Direction - Without the pictures, extract every line from the start of the material to the line containing "import plotly.graph_objects as go", both ends included.

Data lines -
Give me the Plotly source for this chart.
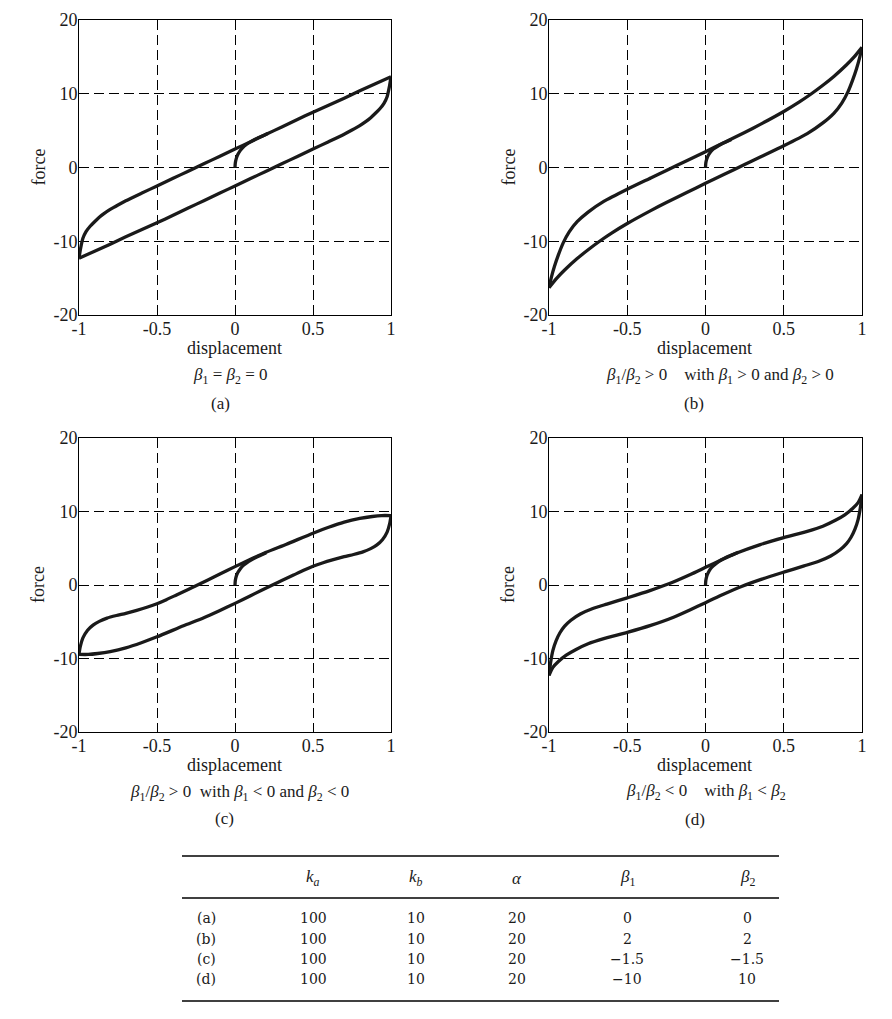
import plotly.graph_objects as go

# ---------------- data ----------------
# panel (a): beta1 = beta2 = 0
a_up_x = [-1.0, -0.99, -0.975, -0.955, -0.93, -0.9, -0.87, -0.84, -0.8, -0.75, -0.7, -0.6, -0.5, -0.4, -0.3, -0.2, -0.1, 0.0, 0.1, 0.2, 0.3, 0.4, 0.5, 0.6, 0.7, 0.8, 0.9, 1.0]
a_up_y = [-12.3, -11.0, -9.6, -8.7, -8.0, -7.35, -6.75, -6.25, -5.68, -5.08, -4.52, -3.5, -2.5, -1.5, -0.5, 0.5, 1.5, 2.5, 3.5, 4.5, 5.5, 6.5, 7.5, 8.45, 9.4, 10.4, 11.35, 12.3]
a_dn_x = [1.0, 0.99, 0.975, 0.955, 0.93, 0.9, 0.87, 0.84, 0.8, 0.75, 0.7, 0.6, 0.5, 0.4, 0.3, 0.2, 0.1, 0.0, -0.1, -0.2, -0.3, -0.4, -0.5, -0.6, -0.7, -0.8, -0.9, -1.0]
a_dn_y = [12.3, 11.0, 9.6, 8.7, 8.0, 7.35, 6.75, 6.25, 5.68, 5.08, 4.52, 3.5, 2.5, 1.5, 0.5, -0.5, -1.5, -2.5, -3.5, -4.5, -5.5, -6.5, -7.5, -8.45, -9.4, -10.4, -11.35, -12.3]
a_init_x = [0.0, 0.002, 0.008, 0.018, 0.032, 0.05, 0.075, 0.105, 0.14, 0.18, 0.21]
a_init_y = [0.0, 0.6, 1.2, 1.75, 2.25, 2.7, 3.15, 3.55, 3.95, 4.3, 4.6]

# panel (b): beta1 = beta2 = 2
b_up_x = [-1.0, -0.985, -0.965, -0.94, -0.91, -0.87, -0.82, -0.75, -0.65, -0.5, -0.35, -0.25, -0.12, 0.0, 0.12, 0.25, 0.35, 0.5, 0.6, 0.67, 0.75, 0.82, 0.9, 0.95, 1.0]
b_up_y = [-16.3, -14.9, -13.4, -11.85, -10.25, -8.7, -7.35, -6.05, -4.6, -2.95, -1.42, -0.4, 0.93, 2.15, 3.38, 4.75, 5.85, 7.6, 8.9, 9.9, 11.15, 12.35, 13.9, 15.0, 16.3]
b_dn_x = [1.0, 0.985, 0.965, 0.94, 0.91, 0.87, 0.82, 0.75, 0.65, 0.5, 0.35, 0.25, 0.12, 0.0, -0.12, -0.25, -0.35, -0.5, -0.6, -0.67, -0.75, -0.82, -0.9, -0.95, -1.0]
b_dn_y = [16.3, 14.9, 13.4, 11.85, 10.25, 8.7, 7.35, 6.05, 4.6, 2.95, 1.42, 0.4, -0.93, -2.15, -3.38, -4.75, -5.85, -7.6, -8.9, -9.9, -11.15, -12.35, -13.9, -15.0, -16.3]
b_init_x = [0.0, 0.002, 0.008, 0.018, 0.032, 0.05, 0.075, 0.1, 0.13, 0.165]
b_init_y = [0.0, 0.6, 1.15, 1.65, 2.1, 2.5, 2.85, 3.15, 3.45, 3.8]

# panel (c): beta1 = beta2 = -1.5
c_up_x = [-1.0, -0.992, -0.975, -0.945, -0.91, -0.87, -0.82, -0.76, -0.7, -0.63, -0.56, -0.5, -0.44, -0.375, -0.3, -0.25, -0.1, 0.0, 0.1, 0.2, 0.33, 0.5, 0.6, 0.7, 0.8, 0.88, 0.94, 1.0]
c_up_y = [-9.4, -8.4, -7.2, -6.15, -5.45, -4.95, -4.5, -4.15, -3.85, -3.45, -3.0, -2.55, -2.0, -1.35, -0.6, -0.1, 1.45, 2.5, 3.5, 4.45, 5.55, 7.05, 7.85, 8.55, 9.05, 9.32, 9.45, 9.45]
c_dn_x = [1.0, 0.992, 0.975, 0.945, 0.91, 0.87, 0.82, 0.76, 0.7, 0.63, 0.56, 0.5, 0.44, 0.375, 0.3, 0.25, 0.1, 0.0, -0.1, -0.2, -0.33, -0.5, -0.6, -0.7, -0.8, -0.88, -0.94, -1.0]
c_dn_y = [9.4, 8.4, 7.2, 6.15, 5.45, 4.95, 4.5, 4.15, 3.85, 3.45, 3.0, 2.55, 2.0, 1.35, 0.6, 0.1, -1.45, -2.5, -3.5, -4.45, -5.55, -7.05, -7.85, -8.55, -9.05, -9.32, -9.45, -9.45]
c_init_x = [0.0, 0.002, 0.008, 0.018, 0.032, 0.05, 0.075, 0.1, 0.13, 0.165, 0.2]
c_init_y = [0.0, 0.6, 1.2, 1.7, 2.15, 2.6, 3.0, 3.35, 3.7, 4.05, 4.4]

# panel (d): beta1 = -10, beta2 = 10
d_up_x = [-1.0, -0.99, -0.975, -0.955, -0.93, -0.9, -0.86, -0.8, -0.72, -0.63, -0.5, -0.36, -0.23, -0.1, 0.0, 0.1, 0.2, 0.35, 0.5, 0.65, 0.75, 0.83, 0.89, 0.94, 0.975, 1.0]
d_up_y = [-12.3, -10.6, -8.9, -7.6, -6.5, -5.6, -4.8, -3.95, -3.2, -2.6, -1.75, -0.8, 0.2, 1.4, 2.4, 3.4, 4.35, 5.5, 6.45, 7.3, 8.0, 8.8, 9.55, 10.4, 11.2, 12.3]
d_dn_x = [1.0, 0.99, 0.975, 0.955, 0.93, 0.9, 0.86, 0.8, 0.72, 0.63, 0.5, 0.36, 0.23, 0.1, 0.0, -0.1, -0.2, -0.35, -0.5, -0.65, -0.75, -0.83, -0.89, -0.94, -0.975, -1.0]
d_dn_y = [12.3, 10.6, 8.9, 7.6, 6.5, 5.6, 4.8, 3.95, 3.2, 2.6, 1.75, 0.8, -0.2, -1.4, -2.4, -3.4, -4.35, -5.5, -6.45, -7.3, -8.0, -8.8, -9.55, -10.4, -11.2, -12.3]
d_init_x = [0.0, 0.002, 0.008, 0.018, 0.032, 0.05, 0.075, 0.1, 0.13, 0.17, 0.21]
d_init_y = [0.0, 0.6, 1.2, 1.7, 2.2, 2.6, 3.05, 3.4, 3.75, 4.1, 4.45]

x_tickvals = [-1, -0.5, 0, 0.5, 1]
x_ticktext = ["-1", "-0.5", "0", "0.5", "1"]
y_tickvals = [-20, -10, 0, 10, 20]
y_ticktext = ["-20", "-10", "0", "10", "20"]

SP = "\u2002\u2002"
captions = [
    "<i>β</i><sub>1</sub> = <i>β</i><sub>2</sub> = 0",
    "<i>β</i><sub>1</sub>/<i>β</i><sub>2</sub> > 0" + SP + "with <i>β</i><sub>1</sub> > 0 and <i>β</i><sub>2</sub> > 0",
    "<i>β</i><sub>1</sub>/<i>β</i><sub>2</sub> > 0\u2002with <i>β</i><sub>1</sub> < 0 and <i>β</i><sub>2</sub> < 0",
    "<i>β</i><sub>1</sub>/<i>β</i><sub>2</sub> < 0" + SP + "with <i>β</i><sub>1</sub> < <i>β</i><sub>2</sub>",
]
panel_labels = ["(a)", "(b)", "(c)", "(d)"]

table_header = ["<i>k</i><sub><i>a</i></sub>", "<i>k</i><sub><i>b</i></sub>", "<i>α</i>",
                "<i>β</i><sub>1</sub>", "<i>β</i><sub>2</sub>"]
table_rows = ["(a)", "(b)", "(c)", "(d)"]
col_ka = ["100", "100", "100", "100"]
col_kb = ["10", "10", "10", "10"]
col_alpha = ["20", "20", "20", "20"]
col_beta1 = ["0", "2", "\u22121.5", "\u221210"]
col_beta2 = ["0", "2", "\u22121.5", "10"]

# ---------------- layout helpers ----------------
PAGE_OFF = 8          # the page body margin offsets the figure
W, H = 892 - 2 * PAGE_OFF, 1019 - 2 * PAGE_OFF
FONT = "Liberation Serif"
TFONT = "DejaVu Serif"
INK = "#1a1a1a"


def px(x):
    return (x - PAGE_OFF) / W


def py(y):
    return 1 - (y - PAGE_OFF) / H


panels = [
    dict(x0=79, x1=391, y0=20, y1=315),
    dict(x0=549, x1=862, y0=20, y1=315),
    dict(x0=79, x1=391, y0=438, y1=732),
    dict(x0=549, x1=862, y0=438, y1=732),
]
series = [
    (a_up_x, a_up_y, a_dn_x, a_dn_y, a_init_x, a_init_y),
    (b_up_x, b_up_y, b_dn_x, b_dn_y, b_init_x, b_init_y),
    (c_up_x, c_up_y, c_dn_x, c_dn_y, c_init_x, c_init_y),
    (d_up_x, d_up_y, d_dn_x, d_dn_y, d_init_x, d_init_y),
]
caption_pos = [(230, 376, 220, 403), (720, 376, 694, 403), (239, 793, 224, 818), (706, 792, 695, 819)]

fig = go.Figure()
layout = dict(
    width=W, height=H, margin=dict(l=0, r=0, t=0, b=0, pad=0, autoexpand=False),
    paper_bgcolor="white", plot_bgcolor="white", showlegend=False,
    font=dict(family=FONT, color=INK, size=16),
)
annotations = []
shapes = []

for i, (p, s) in enumerate(zip(panels, series)):
    n = "" if i == 0 else str(i + 1)
    xa, ya = "x" + n, "y" + n
    ux, uy, dx, dy, ix, iy = s
    for X, Y in ((ux, uy), (dx, dy), (ix, iy)):
        fig.add_trace(go.Scatter(x=X, y=Y, mode="lines", xaxis=xa, yaxis=ya,
                                 line=dict(color=INK, width=3.3, shape="spline", smoothing=0.6),
                                 hoverinfo="skip"))
    axis_common = dict(showline=True, mirror=True, linecolor="black", linewidth=1,
                       showgrid=True, gridcolor="black", gridwidth=1, griddash="10px,5px",
                       zeroline=False, ticks="", automargin=False,
                       tickfont=dict(family=FONT, size=18, color=INK),
                       fixedrange=True)
    layout["xaxis" + n] = dict(axis_common, domain=[px(p["x0"]), px(p["x1"])], range=[-1, 1],
                               tickvals=x_tickvals, ticktext=x_ticktext, anchor=ya,
                               ticklabelstandoff=-3)
    layout["yaxis" + n] = dict(axis_common, domain=[py(p["y1"]), py(p["y0"])], range=[-20, 20],
                               tickvals=y_tickvals, ticktext=y_ticktext, anchor=xa,
                               ticklabelstandoff=-3)
    cx = (p["x0"] + p["x1"]) / 2
    annotations.append(dict(text="displacement", x=px(cx - 1), y=py(p["y1"] + 33), xref="paper", yref="paper",
                            showarrow=False, font=dict(family=FONT, size=18, color=INK),
                            xanchor="center", yanchor="middle"))
    annotations.append(dict(text="force", x=px(p["x0"] - 41), y=py((p["y0"] + p["y1"]) / 2),
                            xref="paper", yref="paper", textangle=-90, showarrow=False,
                            font=dict(family=FONT, size=18, color=INK), xanchor="center", yanchor="middle"))
    cxp, cyp, lxp, lyp = caption_pos[i]
    annotations.append(dict(text=captions[i], x=px(cxp), y=py(cyp), xref="paper", yref="paper",
                            showarrow=False, font=dict(family=FONT, size=17, color=INK),
                            xanchor="center", yanchor="middle"))
    annotations.append(dict(text=panel_labels[i], x=px(lxp), y=py(lyp), xref="paper", yref="paper",
                            showarrow=False, font=dict(family=FONT, size=17, color=INK),
                            xanchor="center", yanchor="middle"))

# ---------------- table ----------------
tbl_x0, tbl_x1 = 182, 779
for yl in (856, 898, 1001):
    shapes.append(dict(type="line", xref="paper", yref="paper", x0=px(tbl_x0), x1=px(tbl_x1),
                       y0=py(yl), y1=py(yl), line=dict(color="black", width=1.3)))
col_x = [313, 416, 517, 627, 747]
for cx, h in zip(col_x, table_header):
    annotations.append(dict(text=h, x=px(cx), y=py(878), xref="paper", yref="paper", showarrow=False,
                            font=dict(family=FONT, size=17, color=INK), xanchor="center", yanchor="middle"))
row_y = [918, 939, 959, 979]
columns = [col_ka, col_kb, col_alpha, col_beta1, col_beta2]
for r, yy in enumerate(row_y):
    annotations.append(dict(text=table_rows[r], x=px(206), y=py(yy), xref="paper", yref="paper",
                            showarrow=False, font=dict(family=TFONT, size=14, color=INK),
                            xanchor="center", yanchor="middle"))
    for cx, col in zip(col_x, columns):
        annotations.append(dict(text=col[r], x=px(cx), y=py(yy), xref="paper", yref="paper",
                                showarrow=False, font=dict(family=TFONT, size=14, color=INK),
                                xanchor="center", yanchor="middle"))

layout["annotations"] = annotations
layout["shapes"] = shapes
fig.update_layout(**layout)
fig.write_html("out.html")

Result below -
Give me the Plotly source for this chart.
import plotly.graph_objects as go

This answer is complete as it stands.